A little rational discourse on the issue from Harvard Law Professor Nancy Gertner, a former federal district court judge:
Last week’s decision from the Second Circuit panel highlighted the importance of other rules of conduct – and it was the members of the Second Circuit, not Judge Schira Scheindlin, who violated those rules.
The three members of the panel, Judges Jose Cabranes, Barrington Parker and John Walker, expressed concern about the assignment of the stop-and-frisk case to Judge Scheindlin (the “related-case rule”) and about her public comments, which they said were about a pending case and were therefore improper. In fact, it was their acts that violated procedural fairness, and their acts that forced the judge to make a public statement about a pending case – in order to rebut their accusations.

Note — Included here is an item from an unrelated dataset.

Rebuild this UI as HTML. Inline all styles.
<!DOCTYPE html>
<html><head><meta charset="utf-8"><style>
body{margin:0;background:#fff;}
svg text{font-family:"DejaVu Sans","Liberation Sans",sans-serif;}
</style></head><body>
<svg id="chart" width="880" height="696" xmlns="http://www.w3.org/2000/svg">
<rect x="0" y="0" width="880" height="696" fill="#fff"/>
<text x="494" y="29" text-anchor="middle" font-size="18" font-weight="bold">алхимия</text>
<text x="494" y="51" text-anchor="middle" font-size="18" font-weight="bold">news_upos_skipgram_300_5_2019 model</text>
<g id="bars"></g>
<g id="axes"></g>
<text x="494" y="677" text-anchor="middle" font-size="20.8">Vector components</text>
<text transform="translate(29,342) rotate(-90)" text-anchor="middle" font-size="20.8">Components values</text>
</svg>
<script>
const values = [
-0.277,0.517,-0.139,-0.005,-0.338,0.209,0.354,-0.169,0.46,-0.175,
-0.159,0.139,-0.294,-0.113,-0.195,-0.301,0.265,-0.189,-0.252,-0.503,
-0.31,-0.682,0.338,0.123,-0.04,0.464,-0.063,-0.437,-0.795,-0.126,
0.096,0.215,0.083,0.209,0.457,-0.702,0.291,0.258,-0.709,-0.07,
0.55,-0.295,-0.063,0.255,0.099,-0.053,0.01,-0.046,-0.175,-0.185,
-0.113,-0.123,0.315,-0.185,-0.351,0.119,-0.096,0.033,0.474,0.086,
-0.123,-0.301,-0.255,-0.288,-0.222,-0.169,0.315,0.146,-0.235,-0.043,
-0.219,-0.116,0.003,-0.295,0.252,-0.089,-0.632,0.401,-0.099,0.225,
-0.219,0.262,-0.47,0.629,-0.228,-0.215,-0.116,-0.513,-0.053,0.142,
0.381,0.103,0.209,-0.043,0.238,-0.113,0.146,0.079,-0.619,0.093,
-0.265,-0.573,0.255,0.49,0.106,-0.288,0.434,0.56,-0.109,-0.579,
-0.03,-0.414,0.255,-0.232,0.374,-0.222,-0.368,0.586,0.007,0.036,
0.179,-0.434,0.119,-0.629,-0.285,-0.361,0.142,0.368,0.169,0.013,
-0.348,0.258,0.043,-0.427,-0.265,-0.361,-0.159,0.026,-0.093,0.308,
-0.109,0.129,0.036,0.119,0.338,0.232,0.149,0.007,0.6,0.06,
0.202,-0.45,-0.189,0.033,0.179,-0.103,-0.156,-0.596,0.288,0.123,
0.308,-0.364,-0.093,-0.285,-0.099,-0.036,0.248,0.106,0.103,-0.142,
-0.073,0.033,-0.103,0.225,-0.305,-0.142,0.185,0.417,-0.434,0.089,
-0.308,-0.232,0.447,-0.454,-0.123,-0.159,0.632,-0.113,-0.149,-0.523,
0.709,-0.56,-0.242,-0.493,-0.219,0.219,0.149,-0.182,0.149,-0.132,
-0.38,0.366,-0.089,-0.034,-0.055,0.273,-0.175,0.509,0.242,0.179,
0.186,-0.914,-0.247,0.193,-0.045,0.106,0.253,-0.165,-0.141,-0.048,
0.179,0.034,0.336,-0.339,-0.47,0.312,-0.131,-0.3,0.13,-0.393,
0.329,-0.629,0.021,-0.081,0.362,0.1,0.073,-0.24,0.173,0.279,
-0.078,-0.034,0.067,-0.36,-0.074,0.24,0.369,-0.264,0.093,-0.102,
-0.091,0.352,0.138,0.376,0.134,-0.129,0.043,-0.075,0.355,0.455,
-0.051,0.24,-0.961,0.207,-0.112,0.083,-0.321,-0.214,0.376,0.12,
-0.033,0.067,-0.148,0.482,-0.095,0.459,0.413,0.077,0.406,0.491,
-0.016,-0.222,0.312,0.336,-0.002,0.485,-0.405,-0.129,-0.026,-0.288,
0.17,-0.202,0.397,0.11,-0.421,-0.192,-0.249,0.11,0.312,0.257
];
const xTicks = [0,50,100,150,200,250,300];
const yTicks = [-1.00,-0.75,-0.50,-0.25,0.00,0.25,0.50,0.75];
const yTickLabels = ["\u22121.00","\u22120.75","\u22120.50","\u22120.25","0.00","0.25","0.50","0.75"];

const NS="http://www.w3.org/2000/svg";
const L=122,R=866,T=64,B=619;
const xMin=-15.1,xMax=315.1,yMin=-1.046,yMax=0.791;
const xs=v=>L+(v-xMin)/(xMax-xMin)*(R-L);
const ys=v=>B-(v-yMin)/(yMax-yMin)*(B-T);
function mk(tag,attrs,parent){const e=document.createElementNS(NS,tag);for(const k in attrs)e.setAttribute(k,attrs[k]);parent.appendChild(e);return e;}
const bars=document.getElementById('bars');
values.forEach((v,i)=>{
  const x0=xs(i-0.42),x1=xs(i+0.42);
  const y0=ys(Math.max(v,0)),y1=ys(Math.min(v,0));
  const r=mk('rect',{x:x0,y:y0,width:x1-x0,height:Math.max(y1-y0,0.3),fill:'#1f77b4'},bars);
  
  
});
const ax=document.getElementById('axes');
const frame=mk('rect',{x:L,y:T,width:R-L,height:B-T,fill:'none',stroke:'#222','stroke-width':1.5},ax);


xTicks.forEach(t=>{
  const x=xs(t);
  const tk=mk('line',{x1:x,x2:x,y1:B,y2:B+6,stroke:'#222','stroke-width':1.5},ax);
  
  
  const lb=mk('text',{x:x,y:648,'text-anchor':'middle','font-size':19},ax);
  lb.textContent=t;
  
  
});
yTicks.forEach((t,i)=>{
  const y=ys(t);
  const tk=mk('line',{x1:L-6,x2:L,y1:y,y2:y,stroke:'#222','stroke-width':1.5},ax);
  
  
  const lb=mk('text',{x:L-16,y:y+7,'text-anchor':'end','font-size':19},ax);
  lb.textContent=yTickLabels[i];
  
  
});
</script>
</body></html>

It was the members of the Second Circuit, not Judge Schira Scheindlin, who violated the rules of judicial conduct. Their flawed decision shows why those rules should be followed. No party had moved to disqualify the judge – not during the years at the trial court level, not on appeal. [...] Even more significant, had the parties moved for disqualification, the judge would have written a decision, explaining what happened. [...]

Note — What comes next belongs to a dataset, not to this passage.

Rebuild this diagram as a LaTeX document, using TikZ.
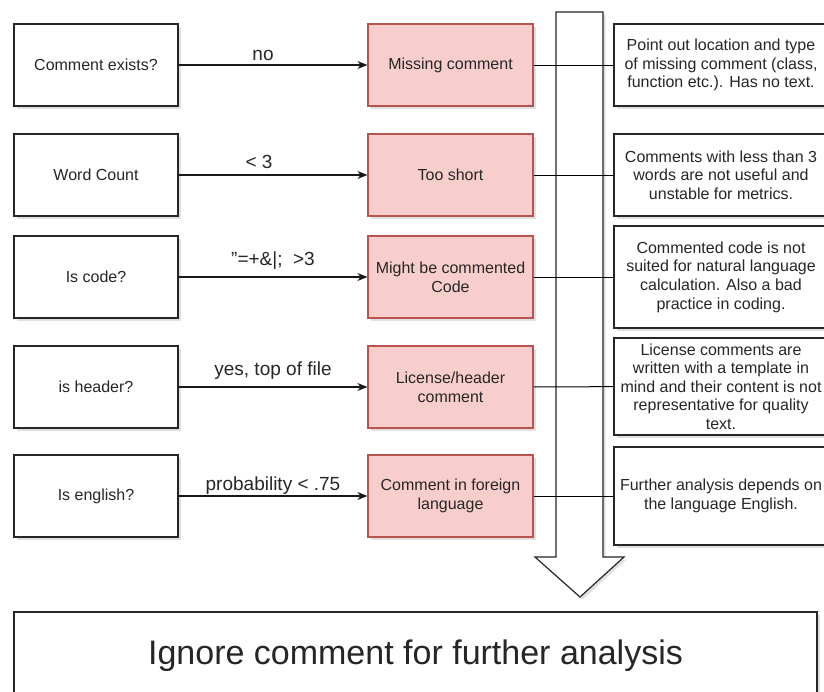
\documentclass[tikz,border=0pt]{standalone}
\usepackage{fontspec}
\setmainfont{Liberation Sans}
\usetikzlibrary{arrows.meta,shadows}
\definecolor{redfill}{HTML}{F8CECC}
\definecolor{redline}{HTML}{B85450}
\definecolor{ink}{HTML}{262626}

\begin{document}
\begin{tikzpicture}[x=1pt,y=-1pt,
  softshadow/.style={drop shadow={shadow xshift=2.5pt, shadow yshift=-2.5pt, fill=black, opacity=0.12}},
  box/.style={draw=ink, line width=1.2pt, fill=white, align=center, text=ink,
    font=\fontsize{16pt}{18.6pt}\selectfont, inner sep=0pt, softshadow},
  qbox/.style={box, minimum width=164pt, minimum height=82pt},
  rbox/.style={box, draw=redline, fill=redfill, minimum width=165pt, minimum height=82pt},
  nbox/.style={box, minimum width=214pt},
  conn/.style={draw=black!90, line width=1.2pt, -{Stealth[length=10pt,width=8pt]}},
  link/.style={draw=black, line width=1pt},
  elbl/.style={font=\fontsize{19pt}{22pt}\selectfont, text=ink, anchor=base, inner sep=0pt}
]
\useasboundingbox (0,0) rectangle (824,691);
\clip (0,0) rectangle (824,691);

% downward block arrow
\draw[draw=ink, line width=1.2pt, fill=white, softshadow]
  (556,12) -- (603,12) -- (603,557) -- (624,557) -- (580,597) -- (535,557) -- (556,557) -- cycle;

% questions
\node[qbox] (q1) at (96,65) {Comment exists?};
\node[qbox] (q2) at (96,175) {Word Count};
\node[qbox] (q3) at (96,277) {Is code?};
\node[qbox] (q4) at (96,387) {is header?};
\node[qbox] (q5) at (96,496) {Is english?};

% resulting categories
\node[rbox] (m1) at (450.5,65) {Missing comment};
\node[rbox] (m2) at (450.5,175) {Too short};
\node[rbox] (m3) at (450.5,277) {Might be commented\\Code};
\node[rbox] (m4) at (450.5,387) {License/header\\comment};
\node[rbox] (m5) at (450.5,496) {Comment in foreign\\language};

% explanations
\node[nbox, minimum height=82pt] (n1) at (721,65)
  {Point out location and type\\of missing comment (class,\\function etc.). Has no text.};
\node[nbox, minimum height=82pt] (n2) at (721,175)
  {Comments with less than 3\\words are not useful and\\unstable for metrics.};
\node[nbox, minimum height=102pt] (n3) at (721,277)
  {Commented code is not\\suited for natural language\\calculation. Also a bad\\practice in coding.};
\node[nbox, minimum height=97pt] (n4) at (721,386.5)
  {License comments are\\written with a template in\\mind and their content is not\\representative for quality\\text.};
\node[nbox, minimum height=98pt] (n5) at (721,496)
  {Further analysis depends on\\the language English.};

% conclusion
\node[box, minimum width=803pt, minimum height=88pt, font=\fontsize{34pt}{39pt}\selectfont]
  (b) at (415.5,656) {Ignore comment for further analysis};

% decision arrows
\draw[conn] (q1) -- node[elbl, xshift=-10pt, yshift=5pt] {no} (m1);
\draw[conn] (q2) -- node[elbl, xshift=-14pt, yshift=7pt] {< 3} (m2);
\draw[conn] (q3) -- node[elbl, yshift=12pt] {"=+\&|;\ \ >3} (m3);
\draw[conn] (q4) -- node[elbl, yshift=12pt] {yes, top of file} (m4);
\draw[conn] (q5) -- node[elbl, yshift=6pt] {probability < .75} (m5);

% links to explanations
\foreach \i in {1,...,5} \draw[link] (m\i) -- (n\i);
\end{tikzpicture}
\end{document}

The scandal of this case is not about judicial speech or the assignment process. It is about disrespecting the parties and the process, not to mention a fine judge. I’m glad the case has led to a conversation about judicial impartiality. I just hope we see who the transgressors are, and see that Judge Scheindlin is not one of them.
I don't know if Judge Scheindlin did anything wrong. Based on what we know, I think the Second Circuit panel did.